The instrument also measured computer usage. Frequency and duration are the most common scales used to measure usage (Deane, Podd, & Henderson, 1998). Previous observations of student computer usage in the College revealed that the duration of individual sessions on the computer were highly variable. Therefore, frequency would not likely to give a good measure of usage. For that reason, duration was used as the operational definition of usage.

The respondents were also asked to report on specific types of activities for which they used the computer. These computer-based applications were considered to reflect basic computer competencies. They included electronic mail, the World Wide Web (WWW), word processing, presentation graphics, databases and spreadsheets, and statistical analysis.

Sample

As of the Fall of 1999, the College of Education (then called the College of Education and Psychology) had 1695 undergraduate and graduate majors. The instrument was mailed to a stratified, random sample of one third of these majors (565). Since several of the programs had small numbers of students, the stratification was by department rather than program. A second stratum was class level. Of the 565 surveys mailed, 23 were returned as undeliverable. A total of 190 surveys were returned by students, for an effective return of 35.1% of the original mailing.
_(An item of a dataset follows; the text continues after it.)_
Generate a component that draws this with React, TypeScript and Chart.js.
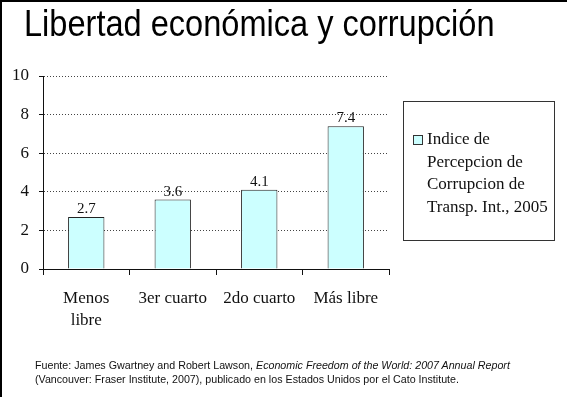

A second survey instrument was developed that mirrored the college-wide instrument. This instrument was sent to majors in the technology education program after the college-wide assessment was completed. A total of 54 (63%) of the 86 technology education majors in the College responded to the survey. In order to compare between technology education majors and other education majors within the College, information on other undergraduate education-related majors was abstracted from the initial college-wide survey. Breaking down the College majors by class and area, 417 of the 1695 majors were in undergraduate teacher education programs. About one third of the total (139) of these undergraduate teacher education majors were part of the original survey sample. Of these, 111 were teacher education majors in areas other than technology education. Thirty-five (31.5%) of the 111 non-technology education majors in the initial survey sample had responded.

Findings

Table 1
Key Demographics Data by Major

Factor TED Other Ed.
n % n %

Female 8 15.7 28 82.4
Male 43 84.3 7 17.6
White 40 80.0 30 88.2
Non-White 10 20.0 4 11.8
Full-time 50 98.0 30 85.7
Part-time 1 2.0 5 14.3

The instruments collected demographic data from the respondents. Table 1 shows the key demographic variables: gender, race, and student status (i.e. full-time or part-time). The majority of respondents from undergraduate technology education majors were white males attending college full-time. The majority of undergraduate respondents from other education majors within the college were white females attending college full-time. The majority of respondents were between ages 19-21. Among the technology education respondents, not one reported being 18 or younger, while 37% of other education majors responding were 18 or younger. Also, more technology education respondents reported being 22 or older (35.1%) than other education majors (22.9%) within the College. Figure 1 presents a synopsis of the age of the respondents.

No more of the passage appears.